THE REQUEST |
Omit all images. Transcribe the rest of the material below exactly.
++++ PROVIDED DATA
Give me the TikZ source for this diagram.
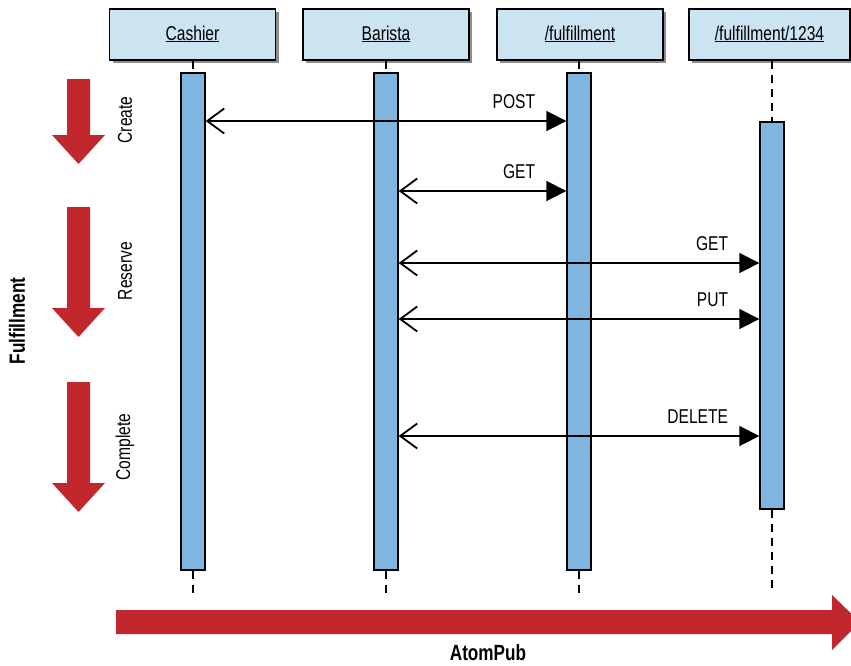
\documentclass[tikz,border=0pt]{standalone}
\usepackage{fontspec}
\setmainfont[FakeStretch=0.78]{Liberation Sans}
\usetikzlibrary{arrows.meta,shadows}

\begin{document}
\begin{tikzpicture}[x=1pt, y=-1pt,
    every node/.style={font=\fontsize{20}{23}\selectfont},
    head/.style={draw, line width=1.6pt, fill=headblue, minimum height=51pt,
      text height=15pt, text depth=4pt, inner sep=0pt,
      drop shadow={shadow xshift=3pt, shadow yshift=-3pt, opacity=0.6, fill=black!75}},
    bar/.style={draw, line width=1.4pt, fill=barblue, minimum width=24pt, inner sep=0pt},
    lifeline/.style={line width=1.6pt, dash pattern=on 8pt off 6pt},
    msg/.style={line width=1.8pt,
      {Straight Barb[length=17pt, width=25pt, line width=1.8pt]}-{Triangle[length=20pt, width=20pt]}},
    verb/.style={anchor=base east, xshift=-27pt, yshift=13pt},
    phase/.style={rotate=90},
    title/.style={font=\fontsize{22}{26}\selectfont\bfseries}]
  \definecolor{headblue}{RGB}{204,228,242}
  \definecolor{barblue}{RGB}{127,181,222}
  \definecolor{phasered}{RGB}{193,39,45}

  \useasboundingbox (0,0) rectangle (851,665);
  \clip (0,0) rectangle (851,665);

  % phases on the left
  \foreach \top/\neck/\tip in {79/135/164, 207/308/337, 382/483/512} {
    \fill[phasered] (67,\top) -- (90,\top) -- (90,\neck) -- (105,\neck)
      -- (78.5,\tip) -- (52,\neck) -- (67,\neck) -- cycle;
  }
  \node[phase] (create) at (125,120) {Create};
  \node[phase] (reserve) at (125,271) {Reserve};
  \node[phase] (complete) at (125,447) {Complete};
  \node[title, rotate=90] (fulfil) at (17,321) {Fulfillment};

  % time axis
  \fill[phasered] (116,610) -- (832,610) -- (832,595) -- (860,622)
    -- (832,650) -- (832,634) -- (116,634) -- cycle;
  \node[title, inner sep=1pt] (atompub) at (488,653) {AtomPub};

  % participants
  \node[head, minimum width=166pt] (cashhead) at (192.5,34.5) {\underline{Cashier}};
  \node[head, minimum width=166pt] (barihead) at (386,34.5) {\underline{Barista}};
  \node[head, minimum width=166pt] (fulhead) at (580,34.5) {\underline{/fulfillment}};
  \node[head, minimum width=161pt] (itemhead) at (769.5,34.5) {\underline{/fulfillment/1234}};

  \node[bar, minimum height=497pt] (cashbar) at (193,321.5) {};
  \node[bar, minimum height=497pt] (baribar) at (386,321.5) {};
  \node[bar, minimum height=497pt] (fulbar) at (579,321.5) {};
  \node[bar, minimum height=387pt] (itembar) at (772,315.5) {};

  \coordinate (floor) at (0,593);
  \foreach \n in {cash,bari,ful,item} {
    \draw[lifeline] (\n head.south -| \n bar) -- (\n bar.north);
    \draw[lifeline] (\n bar.south) -- (\n bar.south |- floor);
  }

  % messages
  \coordinate (ypost) at (0,121);
  \coordinate (yget) at (0,191);
  \coordinate (yread) at (0,263);
  \coordinate (yput) at (0,319);
  \coordinate (ydel) at (0,436);
  \draw[msg] (cashbar.east |- ypost) -- (fulbar.west |- ypost) node[verb] (lpost) {POST};
  \draw[msg] (baribar.east |- yget) -- (fulbar.west |- yget) node[verb] (lget) {GET};
  \draw[msg] (baribar.east |- yread) -- (itembar.west |- yread) node[verb] (lread) {GET};
  \draw[msg] (baribar.east |- yput) -- (itembar.west |- yput) node[verb] (lput) {PUT};
  \draw[msg] (baribar.east |- ydel) -- (itembar.west |- ydel) node[verb] (ldel) {DELETE};
\end{tikzpicture}
\end{document}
++++++++
ANSWER FOR THE TASK |
Give me the TikZ source for this diagram.
\documentclass[tikz,border=0pt]{standalone}
\usepackage{fontspec}
\setmainfont[FakeStretch=0.78]{Liberation Sans}
\usetikzlibrary{arrows.meta,shadows}

\begin{document}
\begin{tikzpicture}[x=1pt, y=-1pt,
    every node/.style={font=\fontsize{20}{23}\selectfont},
    head/.style={draw, line width=1.6pt, fill=headblue, minimum height=51pt,
      text height=15pt, text depth=4pt, inner sep=0pt,
      drop shadow={shadow xshift=3pt, shadow yshift=-3pt, opacity=0.6, fill=black!75}},
    bar/.style={draw, line width=1.4pt, fill=barblue, minimum width=24pt, inner sep=0pt},
    lifeline/.style={line width=1.6pt, dash pattern=on 8pt off 6pt},
    msg/.style={line width=1.8pt,
      {Straight Barb[length=17pt, width=25pt, line width=1.8pt]}-{Triangle[length=20pt, width=20pt]}},
    verb/.style={anchor=base east, xshift=-27pt, yshift=13pt},
    phase/.style={rotate=90},
    title/.style={font=\fontsize{22}{26}\selectfont\bfseries}]
  \definecolor{headblue}{RGB}{204,228,242}
  \definecolor{barblue}{RGB}{127,181,222}
  \definecolor{phasered}{RGB}{193,39,45}

  \useasboundingbox (0,0) rectangle (851,665);
  \clip (0,0) rectangle (851,665);

  % phases on the left
  \foreach \top/\neck/\tip in {79/135/164, 207/308/337, 382/483/512} {
    \fill[phasered] (67,\top) -- (90,\top) -- (90,\neck) -- (105,\neck)
      -- (78.5,\tip) -- (52,\neck) -- (67,\neck) -- cycle;
  }
  \node[phase] (create) at (125,120) {Create};
  \node[phase] (reserve) at (125,271) {Reserve};
  \node[phase] (complete) at (125,447) {Complete};
  \node[title, rotate=90] (fulfil) at (17,321) {Fulfillment};

  % time axis
  \fill[phasered] (116,610) -- (832,610) -- (832,595) -- (860,622)
    -- (832,650) -- (832,634) -- (116,634) -- cycle;
  \node[title, inner sep=1pt] (atompub) at (488,653) {AtomPub};

  % participants
  \node[head, minimum width=166pt] (cashhead) at (192.5,34.5) {\underline{Cashier}};
  \node[head, minimum width=166pt] (barihead) at (386,34.5) {\underline{Barista}};
  \node[head, minimum width=166pt] (fulhead) at (580,34.5) {\underline{/fulfillment}};
  \node[head, minimum width=161pt] (itemhead) at (769.5,34.5) {\underline{/fulfillment/1234}};

  \node[bar, minimum height=497pt] (cashbar) at (193,321.5) {};
  \node[bar, minimum height=497pt] (baribar) at (386,321.5) {};
  \node[bar, minimum height=497pt] (fulbar) at (579,321.5) {};
  \node[bar, minimum height=387pt] (itembar) at (772,315.5) {};

  \coordinate (floor) at (0,593);
  \foreach \n in {cash,bari,ful,item} {
    \draw[lifeline] (\n head.south -| \n bar) -- (\n bar.north);
    \draw[lifeline] (\n bar.south) -- (\n bar.south |- floor);
  }

  % messages
  \coordinate (ypost) at (0,121);
  \coordinate (yget) at (0,191);
  \coordinate (yread) at (0,263);
  \coordinate (yput) at (0,319);
  \coordinate (ydel) at (0,436);
  \draw[msg] (cashbar.east |- ypost) -- (fulbar.west |- ypost) node[verb] (lpost) {POST};
  \draw[msg] (baribar.east |- yget) -- (fulbar.west |- yget) node[verb] (lget) {GET};
  \draw[msg] (baribar.east |- yread) -- (itembar.west |- yread) node[verb] (lread) {GET};
  \draw[msg] (baribar.east |- yput) -- (itembar.west |- yput) node[verb] (lput) {PUT};
  \draw[msg] (baribar.east |- ydel) -- (itembar.west |- ydel) node[verb] (ldel) {DELETE};
\end{tikzpicture}
\end{document}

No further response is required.